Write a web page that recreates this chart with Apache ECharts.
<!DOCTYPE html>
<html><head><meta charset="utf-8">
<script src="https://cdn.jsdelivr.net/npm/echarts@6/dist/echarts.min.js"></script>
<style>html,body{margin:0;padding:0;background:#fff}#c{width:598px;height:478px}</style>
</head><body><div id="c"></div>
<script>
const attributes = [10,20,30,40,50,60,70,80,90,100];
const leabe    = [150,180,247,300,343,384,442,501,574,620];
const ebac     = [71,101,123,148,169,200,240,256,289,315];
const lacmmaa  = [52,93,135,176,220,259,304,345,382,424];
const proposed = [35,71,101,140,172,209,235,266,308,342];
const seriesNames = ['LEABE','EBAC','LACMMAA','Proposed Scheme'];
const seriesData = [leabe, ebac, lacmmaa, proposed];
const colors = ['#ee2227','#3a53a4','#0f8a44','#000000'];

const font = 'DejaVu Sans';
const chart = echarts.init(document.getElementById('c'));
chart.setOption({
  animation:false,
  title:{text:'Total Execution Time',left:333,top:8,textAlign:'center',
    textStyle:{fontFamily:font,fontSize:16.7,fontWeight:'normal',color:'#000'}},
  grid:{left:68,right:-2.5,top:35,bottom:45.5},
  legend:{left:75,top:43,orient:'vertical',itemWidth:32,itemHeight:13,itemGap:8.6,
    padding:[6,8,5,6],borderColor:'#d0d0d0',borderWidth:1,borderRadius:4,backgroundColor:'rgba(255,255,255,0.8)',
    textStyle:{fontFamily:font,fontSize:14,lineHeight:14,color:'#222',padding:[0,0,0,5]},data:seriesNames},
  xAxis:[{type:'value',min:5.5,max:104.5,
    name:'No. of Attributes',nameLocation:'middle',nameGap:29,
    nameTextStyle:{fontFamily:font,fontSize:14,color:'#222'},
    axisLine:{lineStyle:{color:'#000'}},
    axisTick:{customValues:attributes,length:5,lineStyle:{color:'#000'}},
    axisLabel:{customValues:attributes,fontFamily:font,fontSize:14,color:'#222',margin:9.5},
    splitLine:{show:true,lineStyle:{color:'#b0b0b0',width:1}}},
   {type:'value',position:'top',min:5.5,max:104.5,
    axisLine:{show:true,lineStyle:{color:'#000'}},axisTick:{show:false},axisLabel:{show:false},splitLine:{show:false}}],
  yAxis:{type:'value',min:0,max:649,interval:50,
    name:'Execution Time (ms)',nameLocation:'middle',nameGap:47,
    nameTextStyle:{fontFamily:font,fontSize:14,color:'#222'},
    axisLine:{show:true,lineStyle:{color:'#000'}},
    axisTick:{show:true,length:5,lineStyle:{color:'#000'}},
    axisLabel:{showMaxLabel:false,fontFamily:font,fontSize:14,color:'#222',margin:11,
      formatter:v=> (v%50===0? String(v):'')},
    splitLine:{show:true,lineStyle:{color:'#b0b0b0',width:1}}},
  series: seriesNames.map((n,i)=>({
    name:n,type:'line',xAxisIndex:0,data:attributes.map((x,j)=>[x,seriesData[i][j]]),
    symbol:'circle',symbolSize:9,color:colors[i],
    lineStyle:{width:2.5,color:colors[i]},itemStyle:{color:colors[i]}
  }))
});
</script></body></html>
┄┄┄┄┄┄
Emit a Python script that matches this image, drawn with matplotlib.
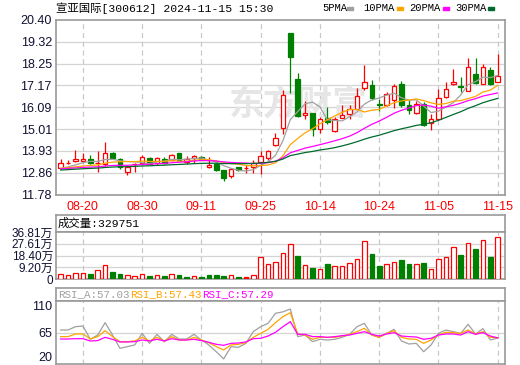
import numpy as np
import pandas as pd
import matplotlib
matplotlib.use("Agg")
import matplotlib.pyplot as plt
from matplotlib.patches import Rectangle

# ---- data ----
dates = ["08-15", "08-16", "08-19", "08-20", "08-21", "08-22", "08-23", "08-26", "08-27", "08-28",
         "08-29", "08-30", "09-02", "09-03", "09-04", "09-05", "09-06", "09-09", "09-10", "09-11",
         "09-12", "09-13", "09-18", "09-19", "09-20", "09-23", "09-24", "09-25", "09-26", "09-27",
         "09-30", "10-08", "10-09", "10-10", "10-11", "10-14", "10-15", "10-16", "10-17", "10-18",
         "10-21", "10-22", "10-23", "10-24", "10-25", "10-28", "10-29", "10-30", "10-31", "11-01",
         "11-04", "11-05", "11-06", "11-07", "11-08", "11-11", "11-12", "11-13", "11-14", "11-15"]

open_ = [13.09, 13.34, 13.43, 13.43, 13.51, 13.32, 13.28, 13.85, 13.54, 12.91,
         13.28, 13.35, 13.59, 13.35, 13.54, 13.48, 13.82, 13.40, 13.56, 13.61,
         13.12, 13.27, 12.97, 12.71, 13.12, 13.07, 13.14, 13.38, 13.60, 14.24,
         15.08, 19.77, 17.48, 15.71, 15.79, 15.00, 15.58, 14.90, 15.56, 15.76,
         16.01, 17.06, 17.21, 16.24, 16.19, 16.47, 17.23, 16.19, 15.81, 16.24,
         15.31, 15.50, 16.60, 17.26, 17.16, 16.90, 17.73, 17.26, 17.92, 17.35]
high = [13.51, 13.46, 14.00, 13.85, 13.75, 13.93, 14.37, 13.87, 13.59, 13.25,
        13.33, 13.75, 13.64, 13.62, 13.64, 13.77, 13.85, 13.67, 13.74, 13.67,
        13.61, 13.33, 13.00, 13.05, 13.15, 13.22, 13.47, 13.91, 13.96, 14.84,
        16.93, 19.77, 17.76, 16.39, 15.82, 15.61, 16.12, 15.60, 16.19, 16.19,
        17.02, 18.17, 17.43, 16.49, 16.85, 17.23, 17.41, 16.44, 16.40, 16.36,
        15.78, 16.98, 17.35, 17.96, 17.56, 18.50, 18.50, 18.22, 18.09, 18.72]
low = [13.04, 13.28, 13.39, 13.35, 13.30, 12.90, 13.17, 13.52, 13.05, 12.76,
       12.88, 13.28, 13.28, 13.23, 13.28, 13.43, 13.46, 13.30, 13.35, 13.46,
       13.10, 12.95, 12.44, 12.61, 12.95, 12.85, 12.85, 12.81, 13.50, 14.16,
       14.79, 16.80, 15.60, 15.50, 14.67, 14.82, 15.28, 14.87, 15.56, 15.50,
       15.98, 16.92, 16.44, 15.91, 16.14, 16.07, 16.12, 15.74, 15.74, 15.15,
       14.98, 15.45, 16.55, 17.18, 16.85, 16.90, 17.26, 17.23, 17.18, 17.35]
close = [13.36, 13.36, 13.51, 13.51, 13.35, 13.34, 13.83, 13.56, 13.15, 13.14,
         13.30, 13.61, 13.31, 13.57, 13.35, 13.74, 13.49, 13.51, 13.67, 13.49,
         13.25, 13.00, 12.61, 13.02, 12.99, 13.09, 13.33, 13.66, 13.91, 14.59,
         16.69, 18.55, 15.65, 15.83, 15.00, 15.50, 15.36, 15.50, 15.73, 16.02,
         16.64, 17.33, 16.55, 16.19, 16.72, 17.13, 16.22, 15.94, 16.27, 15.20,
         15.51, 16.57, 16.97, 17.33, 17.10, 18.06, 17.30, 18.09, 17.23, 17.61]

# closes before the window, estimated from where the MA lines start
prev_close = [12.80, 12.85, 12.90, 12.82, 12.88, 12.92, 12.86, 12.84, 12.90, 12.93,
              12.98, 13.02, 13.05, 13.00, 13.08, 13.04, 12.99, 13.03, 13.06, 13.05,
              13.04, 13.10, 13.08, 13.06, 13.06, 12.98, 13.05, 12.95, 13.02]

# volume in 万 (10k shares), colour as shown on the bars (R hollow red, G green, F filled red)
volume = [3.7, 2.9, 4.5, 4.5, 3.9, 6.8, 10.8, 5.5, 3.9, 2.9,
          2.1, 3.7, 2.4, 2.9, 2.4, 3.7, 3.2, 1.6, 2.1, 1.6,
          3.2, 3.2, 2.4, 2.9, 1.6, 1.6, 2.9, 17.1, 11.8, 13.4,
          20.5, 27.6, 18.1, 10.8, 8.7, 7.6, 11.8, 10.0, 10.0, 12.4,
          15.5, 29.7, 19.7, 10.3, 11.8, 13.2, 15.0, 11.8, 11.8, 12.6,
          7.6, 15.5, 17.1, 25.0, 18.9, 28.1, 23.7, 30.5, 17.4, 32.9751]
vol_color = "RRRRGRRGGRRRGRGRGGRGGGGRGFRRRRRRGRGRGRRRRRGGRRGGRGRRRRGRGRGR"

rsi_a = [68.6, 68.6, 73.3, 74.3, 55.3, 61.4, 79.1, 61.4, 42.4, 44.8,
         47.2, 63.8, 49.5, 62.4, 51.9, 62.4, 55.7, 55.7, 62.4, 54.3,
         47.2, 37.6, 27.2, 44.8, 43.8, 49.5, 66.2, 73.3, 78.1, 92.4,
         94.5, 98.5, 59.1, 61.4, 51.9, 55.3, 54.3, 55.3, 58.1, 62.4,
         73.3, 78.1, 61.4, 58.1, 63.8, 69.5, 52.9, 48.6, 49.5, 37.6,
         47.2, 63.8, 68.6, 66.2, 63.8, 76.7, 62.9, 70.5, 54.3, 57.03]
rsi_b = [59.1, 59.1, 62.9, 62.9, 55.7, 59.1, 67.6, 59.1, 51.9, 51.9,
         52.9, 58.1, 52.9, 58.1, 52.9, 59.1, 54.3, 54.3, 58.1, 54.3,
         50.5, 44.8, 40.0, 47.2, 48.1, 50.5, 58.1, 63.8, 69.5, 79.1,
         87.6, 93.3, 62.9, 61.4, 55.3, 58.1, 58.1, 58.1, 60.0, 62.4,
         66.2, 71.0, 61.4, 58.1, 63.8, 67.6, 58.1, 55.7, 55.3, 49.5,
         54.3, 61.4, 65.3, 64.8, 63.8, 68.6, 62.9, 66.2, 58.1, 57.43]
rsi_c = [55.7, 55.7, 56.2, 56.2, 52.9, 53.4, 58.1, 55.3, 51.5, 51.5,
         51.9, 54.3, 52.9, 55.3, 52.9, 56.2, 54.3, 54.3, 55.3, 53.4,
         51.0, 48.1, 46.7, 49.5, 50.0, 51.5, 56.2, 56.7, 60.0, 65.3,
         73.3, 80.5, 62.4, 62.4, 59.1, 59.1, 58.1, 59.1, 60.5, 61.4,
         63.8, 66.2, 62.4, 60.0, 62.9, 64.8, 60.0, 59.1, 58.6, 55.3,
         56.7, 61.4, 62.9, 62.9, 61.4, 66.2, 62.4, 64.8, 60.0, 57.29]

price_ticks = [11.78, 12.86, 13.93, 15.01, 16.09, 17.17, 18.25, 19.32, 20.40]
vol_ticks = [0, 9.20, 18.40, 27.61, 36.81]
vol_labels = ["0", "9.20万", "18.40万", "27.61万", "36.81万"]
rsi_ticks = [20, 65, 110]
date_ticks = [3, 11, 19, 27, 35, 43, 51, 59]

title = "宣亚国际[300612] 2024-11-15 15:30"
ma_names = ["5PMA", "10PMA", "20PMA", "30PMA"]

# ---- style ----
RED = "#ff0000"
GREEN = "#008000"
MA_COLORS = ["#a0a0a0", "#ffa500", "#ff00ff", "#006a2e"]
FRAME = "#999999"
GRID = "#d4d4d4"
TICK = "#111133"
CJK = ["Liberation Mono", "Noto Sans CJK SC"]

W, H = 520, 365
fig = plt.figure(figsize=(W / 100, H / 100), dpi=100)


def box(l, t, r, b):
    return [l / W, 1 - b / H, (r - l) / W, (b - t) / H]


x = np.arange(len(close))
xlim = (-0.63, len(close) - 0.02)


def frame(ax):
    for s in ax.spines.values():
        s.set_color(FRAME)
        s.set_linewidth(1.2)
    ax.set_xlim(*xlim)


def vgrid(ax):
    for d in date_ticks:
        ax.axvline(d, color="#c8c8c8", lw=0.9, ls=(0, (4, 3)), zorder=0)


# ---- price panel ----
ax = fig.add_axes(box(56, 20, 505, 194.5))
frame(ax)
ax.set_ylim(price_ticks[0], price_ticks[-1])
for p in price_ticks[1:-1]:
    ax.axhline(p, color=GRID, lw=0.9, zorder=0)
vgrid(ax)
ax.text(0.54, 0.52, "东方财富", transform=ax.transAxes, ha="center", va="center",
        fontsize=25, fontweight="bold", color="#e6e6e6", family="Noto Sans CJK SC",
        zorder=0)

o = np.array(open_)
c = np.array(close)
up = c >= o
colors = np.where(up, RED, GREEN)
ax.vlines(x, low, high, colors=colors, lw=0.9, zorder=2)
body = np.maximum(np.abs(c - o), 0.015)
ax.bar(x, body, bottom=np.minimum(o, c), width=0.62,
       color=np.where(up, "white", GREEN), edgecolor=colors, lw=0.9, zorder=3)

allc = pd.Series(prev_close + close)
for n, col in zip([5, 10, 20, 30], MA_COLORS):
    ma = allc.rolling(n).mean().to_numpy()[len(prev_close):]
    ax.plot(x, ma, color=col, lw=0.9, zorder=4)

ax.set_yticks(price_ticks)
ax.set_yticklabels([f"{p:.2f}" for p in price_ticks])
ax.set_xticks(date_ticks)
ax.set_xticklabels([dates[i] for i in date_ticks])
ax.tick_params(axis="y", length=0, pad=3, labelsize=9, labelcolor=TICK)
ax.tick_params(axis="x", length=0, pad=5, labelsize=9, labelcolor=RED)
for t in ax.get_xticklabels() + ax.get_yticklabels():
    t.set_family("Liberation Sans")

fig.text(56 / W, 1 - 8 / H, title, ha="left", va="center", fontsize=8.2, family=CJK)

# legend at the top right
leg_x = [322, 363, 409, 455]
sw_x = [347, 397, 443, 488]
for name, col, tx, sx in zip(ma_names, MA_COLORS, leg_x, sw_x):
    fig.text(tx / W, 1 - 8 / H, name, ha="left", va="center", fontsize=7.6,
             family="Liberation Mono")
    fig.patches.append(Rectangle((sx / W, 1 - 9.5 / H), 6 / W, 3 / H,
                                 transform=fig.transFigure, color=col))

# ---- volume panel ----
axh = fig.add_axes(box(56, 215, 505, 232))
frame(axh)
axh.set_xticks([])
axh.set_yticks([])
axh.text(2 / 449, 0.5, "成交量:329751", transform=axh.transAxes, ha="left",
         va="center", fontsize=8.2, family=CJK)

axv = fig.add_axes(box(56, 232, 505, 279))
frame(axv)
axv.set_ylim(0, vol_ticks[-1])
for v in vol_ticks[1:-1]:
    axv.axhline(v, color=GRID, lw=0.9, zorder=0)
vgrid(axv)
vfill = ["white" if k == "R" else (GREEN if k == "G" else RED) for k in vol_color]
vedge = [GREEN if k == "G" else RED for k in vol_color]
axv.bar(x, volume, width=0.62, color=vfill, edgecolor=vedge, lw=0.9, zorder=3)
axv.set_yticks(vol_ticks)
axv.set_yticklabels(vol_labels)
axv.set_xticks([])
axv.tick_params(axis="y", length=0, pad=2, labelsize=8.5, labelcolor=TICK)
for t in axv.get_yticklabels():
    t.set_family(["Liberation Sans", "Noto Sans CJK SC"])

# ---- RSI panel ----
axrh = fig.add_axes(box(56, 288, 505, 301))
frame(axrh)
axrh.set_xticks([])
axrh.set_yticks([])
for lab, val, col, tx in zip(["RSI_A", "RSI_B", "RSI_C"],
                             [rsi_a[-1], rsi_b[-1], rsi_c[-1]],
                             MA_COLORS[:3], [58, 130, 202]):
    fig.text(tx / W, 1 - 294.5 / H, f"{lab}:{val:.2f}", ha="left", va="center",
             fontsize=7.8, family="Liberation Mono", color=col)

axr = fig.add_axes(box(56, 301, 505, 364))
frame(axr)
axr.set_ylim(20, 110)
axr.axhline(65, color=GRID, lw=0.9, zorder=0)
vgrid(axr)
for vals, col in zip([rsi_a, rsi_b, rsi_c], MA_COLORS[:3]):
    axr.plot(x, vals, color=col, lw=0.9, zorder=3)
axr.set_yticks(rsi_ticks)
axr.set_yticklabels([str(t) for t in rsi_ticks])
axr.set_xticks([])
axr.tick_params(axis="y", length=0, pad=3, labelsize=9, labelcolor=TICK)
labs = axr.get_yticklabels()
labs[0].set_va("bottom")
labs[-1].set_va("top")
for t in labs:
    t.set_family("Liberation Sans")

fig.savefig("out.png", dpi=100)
┄┄┄┄┄┄
Prompt → Start at the line with "Emit a Python", stop at the line with "from matplotlib.patches import Rectangle", both lines included, and repeat that span exactly without its pictures.

Output of the task →
Emit a Python script that matches this image, drawn with matplotlib.
import numpy as np
import pandas as pd
import matplotlib
matplotlib.use("Agg")
import matplotlib.pyplot as plt
from matplotlib.patches import Rectangle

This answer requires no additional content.